MARACAIBO/SAN CRISTOBAL, Venezuela (Reuters) – Venezuelan housewife Valentina Uzcategui journeyed to a foreign exchange office in neighboring Colombia last month to buy the equivalent of $300 under a rule that makes her country’s strict exchange controls more flexible for residents living near the border.
What she expected to be a quick and simple process was neither: it took several days, a 400-kilometer (249-mile) car trip and hours waiting in line to collect the Colombian pesos she bought with her Venezuelan bolivars.
“I had to stay overnight in an ugly hotel, because the good ones are expensive,” said Uzcategui, 27, who lives in the western city of Maracaibo. “But I was able to use the money to buy spare parts to fix the car.”
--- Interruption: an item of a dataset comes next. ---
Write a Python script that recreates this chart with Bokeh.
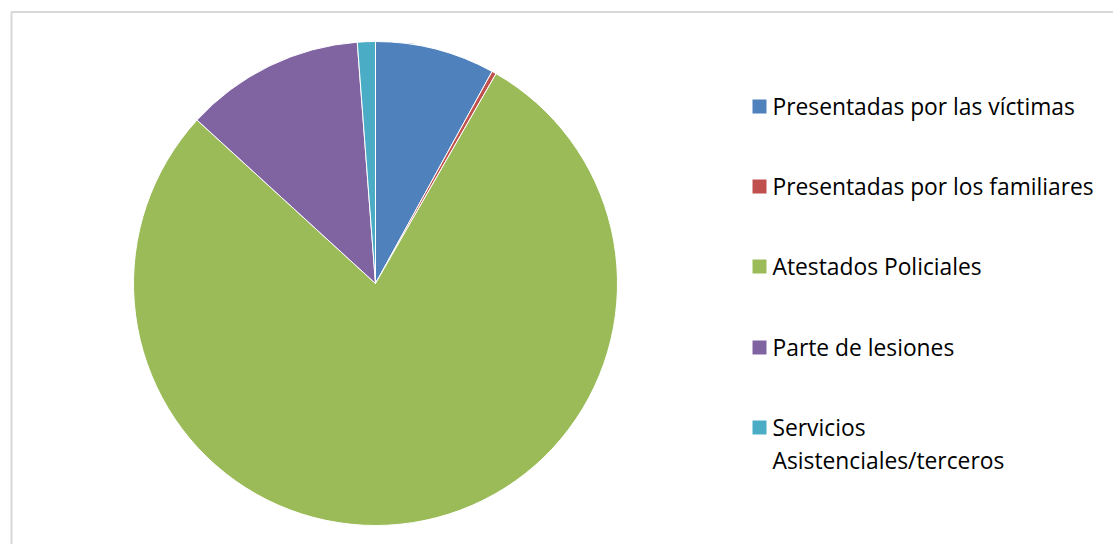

President Nicolas Maduro in January allowed border residents to buy Colombian pesos at an advantageous exchange rate as part of an effort to combat what he describes as “border mafias” that control the currency black market.
Economists, however, say the operations have had no discernable impact on the overall economy and that the country’s strict currency controls are responsible for its crisis.
Introduced by Hugo Chavez, the controls have created severe economic distortions that mean the local bolivar currency is far weaker than the government suggests.
Millions say they are not eating enough because there is little incentive to produce and importers struggle to obtain dollars to bring in goods.
But the measure allows border residents to buy goods that have disappeared from the OPEC nation’s shelves, or to resell the Colombian pesos for a profit of around $180 after paying around $50 in commissions.
Six Venezuelans said in interviews that the operation yielded an exchange rate equivalent to 1,200 bolivars per dollar, compared with the black market rate of roughly 4,400 bolivars – a significant difference.
Sports coach Armando Rivera said he spent almost 24 hours just trying to make an appointment with Italcambio, the only firm authorized by the government for this transaction, via its website.
“We are trying to survive, we’ll grab anything if it’s almost nothing at all,” he said.
More than 15,000 such transactions have been carried out by Italcambio, its president Carlos Dorado told Reuters last month.
“We see this operation as a social function. Those $300 allow people to go to Cucuta and buy basic goods,” he said.
Dorado also owns Italbank, which last year started providing a service known as correspondent banking that helps Venezuela’s government maintain links to the global financial system after Citi closed Venezuelan accounts.